2. Most practitioners seem to prefer to struggle and make do with what they have, rather than contact a vendor or open source tool author and ask for assistance. I've talked to a number of practitioners who are happy spending days or weeks trying to figure something out themselves, rather than contacting someone and getting help to get the job done now.
3. Years ago, I was associated with an investigation where the customer thought that PCI data may have been exposed. Only after we had sent an analyst on-site did we find out that the system involved was a fax server, and that the faxes which supposedly contained clear text CCNs were TIFF files located in PDF documents. However, in over 3 1/2 years of doing PCI exams, that's the ONLY instance I ever heard of this kind of issue. As such, there may not be enough of this kind of work or issue to justify spending the money to add an OCR capability to a search utility.
OK I know we're down a different road now, but OCR's kinda interesting. We used Sherpa's Discovery Attender for Exchange for out internal eDiscovery/eDisclosure efforts.
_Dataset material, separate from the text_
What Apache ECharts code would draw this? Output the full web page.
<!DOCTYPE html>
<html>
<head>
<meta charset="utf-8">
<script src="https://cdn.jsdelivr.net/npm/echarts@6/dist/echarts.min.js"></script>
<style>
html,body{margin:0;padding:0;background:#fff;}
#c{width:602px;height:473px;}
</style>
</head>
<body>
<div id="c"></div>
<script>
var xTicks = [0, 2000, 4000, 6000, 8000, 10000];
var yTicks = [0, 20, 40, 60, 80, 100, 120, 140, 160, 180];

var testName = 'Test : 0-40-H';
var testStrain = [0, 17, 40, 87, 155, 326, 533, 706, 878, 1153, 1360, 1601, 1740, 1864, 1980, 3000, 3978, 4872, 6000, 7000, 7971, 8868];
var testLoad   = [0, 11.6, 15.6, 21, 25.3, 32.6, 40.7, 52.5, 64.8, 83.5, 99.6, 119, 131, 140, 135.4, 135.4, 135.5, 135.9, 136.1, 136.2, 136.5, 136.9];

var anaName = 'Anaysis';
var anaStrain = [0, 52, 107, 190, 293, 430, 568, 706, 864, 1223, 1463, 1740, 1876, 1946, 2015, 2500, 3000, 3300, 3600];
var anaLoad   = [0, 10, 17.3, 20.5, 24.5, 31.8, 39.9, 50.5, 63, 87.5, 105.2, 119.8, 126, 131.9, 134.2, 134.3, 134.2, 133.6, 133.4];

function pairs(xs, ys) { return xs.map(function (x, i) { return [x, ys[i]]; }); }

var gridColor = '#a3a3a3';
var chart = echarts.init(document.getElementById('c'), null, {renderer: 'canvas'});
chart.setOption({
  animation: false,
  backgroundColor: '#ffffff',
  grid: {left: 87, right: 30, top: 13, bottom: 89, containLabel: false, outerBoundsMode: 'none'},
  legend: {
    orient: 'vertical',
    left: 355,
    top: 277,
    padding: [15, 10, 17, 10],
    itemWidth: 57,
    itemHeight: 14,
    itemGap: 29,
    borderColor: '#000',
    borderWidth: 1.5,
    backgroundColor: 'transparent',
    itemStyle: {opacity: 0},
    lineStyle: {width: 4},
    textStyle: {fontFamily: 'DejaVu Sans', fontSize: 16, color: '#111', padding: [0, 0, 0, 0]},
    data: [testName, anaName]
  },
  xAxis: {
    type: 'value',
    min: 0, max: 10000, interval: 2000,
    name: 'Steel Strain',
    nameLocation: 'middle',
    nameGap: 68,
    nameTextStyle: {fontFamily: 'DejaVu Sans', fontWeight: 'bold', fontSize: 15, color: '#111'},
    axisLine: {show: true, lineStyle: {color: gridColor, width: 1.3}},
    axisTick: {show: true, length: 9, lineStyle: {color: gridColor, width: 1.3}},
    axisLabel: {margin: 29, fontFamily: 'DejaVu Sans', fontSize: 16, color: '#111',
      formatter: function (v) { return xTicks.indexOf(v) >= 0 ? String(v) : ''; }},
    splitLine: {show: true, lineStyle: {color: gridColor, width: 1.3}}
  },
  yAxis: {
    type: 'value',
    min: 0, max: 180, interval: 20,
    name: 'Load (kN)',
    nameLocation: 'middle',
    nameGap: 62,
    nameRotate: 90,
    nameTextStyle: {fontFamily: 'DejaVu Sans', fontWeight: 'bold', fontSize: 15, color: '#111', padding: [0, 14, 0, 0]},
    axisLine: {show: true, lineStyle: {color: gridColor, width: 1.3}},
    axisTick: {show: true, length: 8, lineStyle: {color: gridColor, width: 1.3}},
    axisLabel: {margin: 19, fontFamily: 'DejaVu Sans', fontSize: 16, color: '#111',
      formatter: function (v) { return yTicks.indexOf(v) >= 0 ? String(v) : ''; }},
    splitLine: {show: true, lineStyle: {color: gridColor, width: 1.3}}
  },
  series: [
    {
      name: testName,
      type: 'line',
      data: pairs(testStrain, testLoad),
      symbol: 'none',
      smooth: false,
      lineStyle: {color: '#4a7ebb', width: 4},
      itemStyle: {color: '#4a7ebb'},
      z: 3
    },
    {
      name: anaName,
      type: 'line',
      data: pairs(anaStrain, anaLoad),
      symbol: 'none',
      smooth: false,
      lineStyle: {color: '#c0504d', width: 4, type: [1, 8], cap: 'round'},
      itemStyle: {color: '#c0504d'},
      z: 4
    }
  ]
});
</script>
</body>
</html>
It's cheap and generally does what it says on the tin including listing Exceptions when it comes across password-protected, encrypted, empty, or corrupted files.
What it doesn't do - and for a major litigation case this was a show-stopper - is list filetypes that it couldn't search inside e.g. JPG, TIFF, scanned PDFs etc. So we ended up collecting everything and giving that to external counsel who in turn got their Lit Support vendor to run their super-duper software - which attempts to OCR anything non-text on the fly and report on any errors.
Cheers
Who doesnt love a good off-topic though?
Cults14 - you are spot on, for litigation not having OCR capability can be a massive showstopper. A number of times I have had to explain to the legal team that they might not have Doc X if it was scanned and not OCR'd by the client. This is followed by letters to the client, other party, judge etc.
So many of the key documents are often minutes with handwritten notes (and scanned back in) and other signed documents such as contracts/agreements. I get massively concerned when i hear Big Accounting Firm X using a tool that I know does not OCR.